Friday, March 13, 2009

Basic Safety Gear

In this age of technology we have weaned ourselves from the basic knowledge of sea safety. Unbelievable as it might seem, Doryman once rescued a mega-yacht who's motor had quit without an anchor aboard. Headed for certain disaster, out of control in a hard running current, the skipper hardly seemed aware that anchoring was an option...
So, here's Doryman's list of essential safety equipment:

+ An anchor, ready to deploy, with at least 200 feet of anchor rode in good condition.

+ Crew overboard equipment, including safety lines and harnesses, PFD's (wear them!), throwable flotation (with line attached, ready to deploy!) and a usable dinghy.

+ Carry spare fuel, stowed safe and secured. A light tool kit, including rigging knife(s) might save an emergency call for the simple expediency of a clogged fuel line, or a fouled prop.

+ Smoke alarms and fire extinguishers (charged and operable!!)

+ Bilge pump: While electric bilge pumps are all the rage, Doryman still advocates a mounted, high volume hand pump. Mistral has such a pump with a long hose attached that will reach anywhere in the bilge. And a bucket! There is no better bilge pump than a mariner on adrenalin!

+ First aid kit. Keep your kit current and up to date. If you use supplies from the kit, replace them right away. Band aids and sun screen are the first to go.

+ Adequate clothing and blankets (plus spares) to ward off hypothermia.

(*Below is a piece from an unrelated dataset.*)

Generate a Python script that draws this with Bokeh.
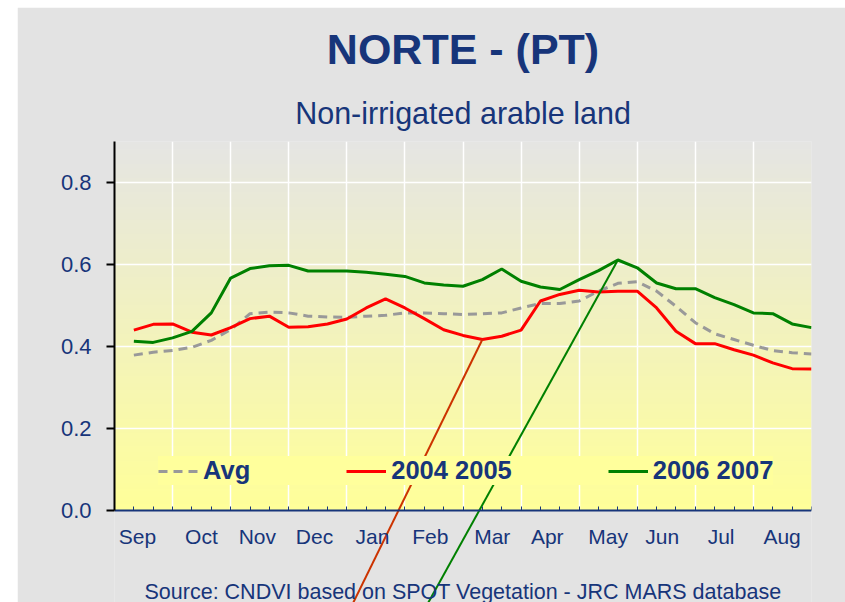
import numpy as np
from bokeh.plotting import figure
from bokeh.models import Range1d, FixedTicker, PrintfTickFormatter, Title, Label
from bokeh.embed import file_html
from bokeh.resources import INLINE

# ---------------- data (dekads Sep .. Aug) ----------------
months = ["Sep", "Oct", "Nov", "Dec", "Jan", "Feb", "Mar", "Apr", "May", "Jun", "Jul", "Aug"]
dekads = list(range(1, 37))
avg = [0.379, 0.386, 0.390, 0.398, 0.415, 0.441, 0.480, 0.484, 0.482, 0.474, 0.472, 0.471,
       0.474, 0.476, 0.482, 0.482, 0.480, 0.478, 0.480, 0.482, 0.494, 0.505, 0.505, 0.511,
       0.535, 0.554, 0.558, 0.535, 0.498, 0.458, 0.431, 0.417, 0.403, 0.390, 0.385, 0.382]
s2004_2005 = [0.440, 0.454, 0.455, 0.435, 0.428, 0.446, 0.468, 0.474, 0.447, 0.448, 0.455, 0.467,
              0.494, 0.516, 0.494, 0.468, 0.441, 0.427, 0.417, 0.425, 0.440, 0.511, 0.527, 0.537,
              0.533, 0.535, 0.535, 0.494, 0.437, 0.407, 0.407, 0.392, 0.379, 0.360, 0.346, 0.345]
s2006_2007 = [0.413, 0.410, 0.421, 0.437, 0.482, 0.567, 0.590, 0.597, 0.598, 0.584, 0.584, 0.584,
              0.581, 0.576, 0.571, 0.555, 0.550, 0.547, 0.563, 0.589, 0.559, 0.545, 0.539, 0.563,
              0.585, 0.611, 0.592, 0.555, 0.541, 0.541, 0.519, 0.502, 0.482, 0.480, 0.455, 0.446]
y_ticks = [0.0, 0.2, 0.4, 0.6, 0.8]
# leader lines: from a series point (dekad) down to an off-chart label
leader_dekads = [19, 26]
leader_end_x = [12.07, 15.91]
leader_end_y = -0.25

# ---------------- styling / layout ----------------
# month label anchor positions along the dekad axis (layout)
MONTH_LABEL_POS = [1.19, 4.49, 7.38, 10.33, 13.32, 16.31, 19.51, 22.35, 25.5, 28.29, 31.33, 34.48]
NAVY = "#17357A"
BG = "#E3E3E3"
FONT = "Liberation Sans"
W, H = 828, 595
FRAME_L, FRAME_R, FRAME_T = 97, 794, 134
Y_TOP = 0.9
PX_PER_UNIT = 410.0
Y_ZERO_PX = FRAME_T + Y_TOP * PX_PER_UNIT
y_bottom = -(H - Y_ZERO_PX) / PX_PER_UNIT

p = figure(width=W, height=H, output_backend="svg", toolbar_location=None,
           x_range=Range1d(0, 36), y_range=Range1d(y_bottom, Y_TOP),
           min_border_left=FRAME_L, min_border_right=W - FRAME_R,
           min_border_top=FRAME_T, min_border_bottom=0,
           background_fill_color=BG, border_fill_color=BG,
           outline_line_color=None, title=None)
p.margin = (7, 0, 0, 17)

# titles
sub = Title(text="Non-irrigated arable land", align="center", text_font=FONT,
            text_font_size="30.5px", text_font_style="normal", text_color=NAVY, standoff=23)
p.add_layout(sub, "above")
main = Title(text="NORTE - (PT)", align="center", text_font=FONT,
             text_font_size="43px", text_font_style="bold", text_color=NAVY, standoff=19)
p.add_layout(main, "above")

# gradient plot area
N = 256
t = np.linspace(0.0, 1.0, N)[:, None]
c_bot = np.array([255, 255, 153], dtype=float)
c_top = np.array([229, 229, 227], dtype=float)
rgb = c_bot + (c_top - c_bot) * t
img = np.empty((N, 1), dtype=np.uint32)
view = img.view(dtype=np.uint8).reshape((N, 1, 4))
view[:, :, 0] = rgb[:, 0:1].round().astype(np.uint8)
view[:, :, 1] = rgb[:, 1:2].round().astype(np.uint8)
view[:, :, 2] = rgb[:, 2:3].round().astype(np.uint8)
view[:, :, 3] = 255
p.image_rgba(image=[img], x=0, y=0, dw=36, dh=Y_TOP, level="image")

# grids
p.ygrid.ticker = FixedTicker(ticks=y_ticks[1:])
p.ygrid.grid_line_color = "white"
p.ygrid.grid_line_width = 1.5
p.xgrid.ticker = FixedTicker(ticks=list(range(3, 37, 3)))
p.xgrid.grid_line_color = "white"
p.xgrid.grid_line_width = 1.5

# cover area below zero (outside plot area)
p.quad(left=[0], right=[36], bottom=[y_bottom - 1], top=[0], fill_color=BG, line_color=None)

# series
r_avg = p.line(dekads, avg, line_color="#999999", line_width=3, line_dash="9 6", legend_label="Avg")
r_red = p.line(dekads, s2004_2005, line_color="#FF0000", line_width=3, legend_label="2004 2005")
r_grn = p.line(dekads, s2006_2007, line_color="#008000", line_width=3, legend_label="2006 2007")

# leader lines
lx0 = leader_dekads
ly0 = [s2004_2005[leader_dekads[0] - 1], s2006_2007[leader_dekads[1] - 1]]
p.segment(x0=lx0, y0=ly0, x1=leader_end_x, y1=[leader_end_y, leader_end_y],
          line_color=["#CC3300", "#008000"], line_width=2)

# axes
xa = p.xaxis[0]
xa.fixed_location = 0
xa.ticker = FixedTicker(ticks=MONTH_LABEL_POS, minor_ticks=list(range(0, 37)))
xa.major_label_overrides = {pos: m for pos, m in zip(MONTH_LABEL_POS, months)}
xa.axis_line_color = NAVY
xa.axis_line_width = 2
xa.major_tick_line_color = None
xa.major_tick_in = 0
xa.major_tick_out = 0
xa.minor_tick_line_color = NAVY
xa.minor_tick_in = 4
xa.minor_tick_out = 0
xa.minor_tick_line_width = 1
xa.major_label_text_font = FONT
xa.major_label_text_font_size = "21px"
xa.major_label_text_color = NAVY
xa.major_label_standoff = 14

ya = p.yaxis[0]
ya.ticker = FixedTicker(ticks=y_ticks)
ya.formatter = PrintfTickFormatter(format="%.1f")
ya.bounds = (0, Y_TOP)
ya.axis_line_color = "black"
ya.axis_line_width = 2
ya.major_tick_line_color = "black"
ya.major_tick_line_width = 2
ya.major_tick_in = 0
ya.major_tick_out = 8
ya.minor_tick_line_color = None
ya.major_label_text_font = FONT
ya.major_label_text_font_size = "22px"
ya.major_label_text_color = NAVY
ya.major_label_standoff = 15

# legend
lg = p.legend[0]
lg.orientation = "horizontal"
lg.location = (44, 117)
lg.padding = 4
lg.margin = 0
lg.spacing = 96
lg.glyph_width = 40
lg.glyph_height = 26
lg.label_height = 26
lg.label_standoff = 5
lg.label_text_font = FONT
lg.label_text_font_size = "25.5px"
lg.label_text_font_style = "bold"
lg.label_text_color = NAVY
lg.background_fill_color = "#FFFF9C"
lg.background_fill_alpha = 1.0
lg.border_line_color = None

# source
src = Label(x=18, y=-(584 - Y_ZERO_PX) / PX_PER_UNIT,
            text="Source: CNDVI based on SPOT Vegetation - JRC MARS database",
            text_align="center", text_baseline="alphabetic", text_font=FONT,
            text_font_size="21.5px", text_color=NAVY)
p.add_layout(src)

open("out.html", "w").write(file_html(p, INLINE))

Of course you need emergency locators, flares, and flags as required by the Coast Guard, but there is no substitute for being prepared to handle an emergency on your own. The PAN or MAYDAY radio call is the last resort that all good sailors dread.

All the equipment in the world will not save you, if you do not know how to use it. Practice kedging out an anchor. Try a real life man overboard drill. Learn how to maneuver your boat in close quarters without a motor (carry oars or paddles). Deploy the anchor, not just to learn how, but to insure that all lines and chain run free.

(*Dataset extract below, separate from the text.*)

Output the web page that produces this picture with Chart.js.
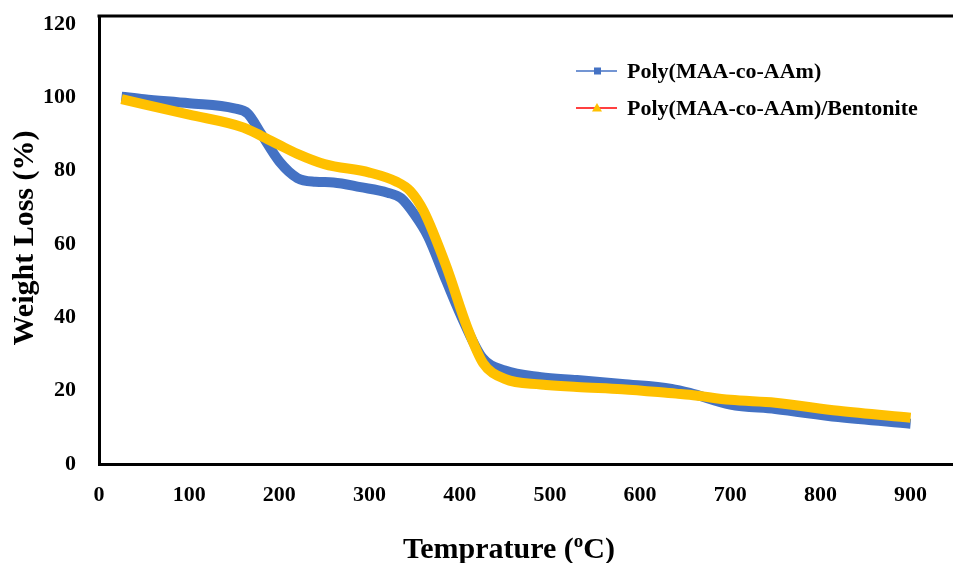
<!DOCTYPE html>
<html>
<head>
<meta charset="utf-8">
<script src="https://cdn.jsdelivr.net/npm/chart.js@4"></script>
<style>
  body { margin: 0; background: #fff; }
  #wrap { width: 953px; height: 563px; }
</style>
</head>
<body>
<div id="wrap"><canvas id="tgaChart" width="953" height="563"></canvas></div>
<script>
// data (temperature in oC, weight in %)
const tempPlain = [25, 50, 100, 150, 165, 180, 200, 220, 240, 260, 290, 320, 335, 350, 365, 385, 405, 425, 450, 490, 530, 580, 635, 655, 700, 750, 820, 900];
const weightPlain = [100.2, 99.5, 98.4, 97, 95.6, 90, 82.5, 78, 77, 76.8, 75.5, 74, 72.5, 68, 62, 50, 38.5, 29, 25.5, 23.7, 22.9, 21.8, 20.5, 19.4, 16.2, 15, 12.8, 11];

const tempBent = [25, 100, 160, 180, 200, 220, 250, 300, 330, 345, 360, 385, 408, 426, 450, 490, 530, 580, 640, 655, 700, 750, 820, 900];
const weightBent = [99.5, 95.3, 91.8, 89.5, 87, 84.6, 81.8, 79.5, 77, 74.5, 69, 54, 37.5, 27.5, 23.2, 21.7, 21, 20.4, 19.2, 18.9, 17.5, 16.7, 14.5, 12.6];

const xTicks = [0, 100, 200, 300, 400, 500, 600, 700, 800, 900];
const yTicks = [0, 20, 40, 60, 80, 100, 120];

const seriesNames = ['Poly(MAA-co-AAm)', 'Poly(MAA-co-AAm)/Bentonite'];

const BLUE = '#4472C4';
const GOLD = '#FFC000';
const FONT = '"Liberation Serif", "Times New Roman", serif';

function toPoints(xs, ys) {
  return xs.map((x, i) => ({ x: x, y: ys[i] }));
}

// top frame line, titles + legend drawn by hand (superscript o in the x title)
const extras = {
  id: 'extras',
  afterDraw(chart) {
    const c = chart.ctx;
    const a = chart.chartArea;
    c.save();

    c.strokeStyle = '#000';
    c.lineWidth = 3;
    c.beginPath();
    c.moveTo(a.left - 1.5, a.top);
    c.lineTo(chart.width, a.top);
    c.stroke();

    c.fillStyle = '#000';

    // y title
    c.font = 'bold 30px ' + FONT;
    c.textAlign = 'center';
    c.textBaseline = 'middle';
    c.translate(25, 238);
    c.rotate(-Math.PI / 2);
    c.fillText('Weight Loss (%)', 0, 0);
    c.setTransform(1, 0, 0, 1, 0, 0);

    // x title with superscript
    const big = 'bold 30px ' + FONT;
    const small = 'bold 19px ' + FONT;
    const p1 = 'Temprature (', p2 = 'o', p3 = 'C)';
    c.textAlign = 'left';
    c.textBaseline = 'alphabetic';
    c.font = big;
    const w1 = c.measureText(p1).width, w3 = c.measureText(p3).width;
    c.font = small;
    const w2 = c.measureText(p2).width;
    let x = 509 - (w1 + w2 + w3) / 2;
    const base = 558;
    c.font = big; c.fillText(p1, x, base); x += w1;
    c.font = small; c.fillText(p2, x, base - 11); x += w2;
    c.font = big; c.fillText(p3, x, base);

    // legend
    const rows = [
      { y: 71, line: BLUE, mark: BLUE, shape: 'square' },
      { y: 108, line: '#FF0000', mark: GOLD, shape: 'triangle' }
    ];
    rows.forEach((r, i) => {
      c.strokeStyle = r.line;
      c.lineWidth = 1.5;
      c.beginPath();
      c.moveTo(576, r.y);
      c.lineTo(617, r.y);
      c.stroke();
      c.fillStyle = r.mark;
      if (r.shape === 'square') {
        c.fillRect(594, r.y - 3.5, 7, 7);
      } else {
        c.beginPath();
        c.moveTo(597, r.y - 5);
        c.lineTo(602, r.y + 3.5);
        c.lineTo(592, r.y + 3.5);
        c.closePath();
        c.fill();
      }
      c.fillStyle = '#000';
      c.font = 'bold 22px ' + FONT;
      c.textBaseline = 'middle';
      c.fillText(seriesNames[i], 627, r.y + 1);
    });
    c.restore();
  }
};

new Chart(document.getElementById('tgaChart'), {
  type: 'line',
  data: {
    datasets: [
      {
        label: seriesNames[0],
        data: toPoints(tempPlain, weightPlain),
        borderColor: BLUE,
        borderWidth: 10,
        pointRadius: 0,
        cubicInterpolationMode: 'monotone',
        order: 2
      },
      {
        label: seriesNames[1],
        data: toPoints(tempBent, weightBent),
        borderColor: GOLD,
        borderWidth: 10,
        pointRadius: 0,
        cubicInterpolationMode: 'monotone',
        order: 1
      }
    ]
  },
  options: {
    responsive: false,
    animation: false,
    layout: { autoPadding: false, padding: { top: 16, left: 0, right: 0, bottom: 0 } },
    plugins: { legend: { display: false }, tooltip: { enabled: false } },
    scales: {
      x: {
        type: 'linear',
        min: 0,
        max: 947,
        grid: { display: false },
        border: { display: true, color: '#000', width: 3 },
        afterBuildTicks: s => { s.ticks = xTicks.map(v => ({ value: v })); },
        afterFit: s => { s.height = 99; s.paddingLeft = 0; s.paddingRight = 0; },
        ticks: {
          color: '#000',
          padding: 10,
          maxRotation: 0,
          font: { family: FONT, size: 22, weight: 'bold' }
        }
      },
      y: {
        min: 0,
        max: 122.2,
        grid: { display: false },
        border: { display: true, color: '#000', width: 3 },
        afterBuildTicks: s => { s.ticks = yTicks.map(v => ({ value: v })); },
        afterFit: s => { s.width = 99; s.paddingTop = 0; s.paddingBottom = 0; },
        ticks: {
          color: '#000',
          padding: 15,
          font: { family: FONT, size: 22, weight: 'bold' }
        }
      }
    }
  },
  plugins: [extras]
});
</script>
</body>
</html>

Maintain your boat for safety. Check for warn or corroded parts, spilled fuel and other hidden hazards, at the dock, on a regular basis.

Know the limits of yourself, your vessel and your crew. Anticipate building weather and act prudently. Capricious weather can and will challenge the most experienced sailor.

Be wary of the lee shore. This may be the oldest of safety measures for the seasoned sailor. There is no substitute in an emergency than adequate sea room.

Know where you are and where you're going. Be aware of winds and tides. When conditions change and visibility drops to zero, it's too late to begin navigating.

Have a back up plan. Struggling to meet an impossible goal may sap all physical strength, a sure invitation to hypothermia, the sailor's worst enemy.

Always be prepared for the worst, to get the most from your sailing experience.

Participate in a safety program:
US SAILING has a continuing commitment to safety programs. The Safety-at-Sea Committee, operating under the aegis of the Offshore Committee, has been a central element in the pursuit of basic research, development into specific guidance for construction of yachts, and derivation of improved techniques for safety.

I may be preaching to the choir here... Happy sailing to all!!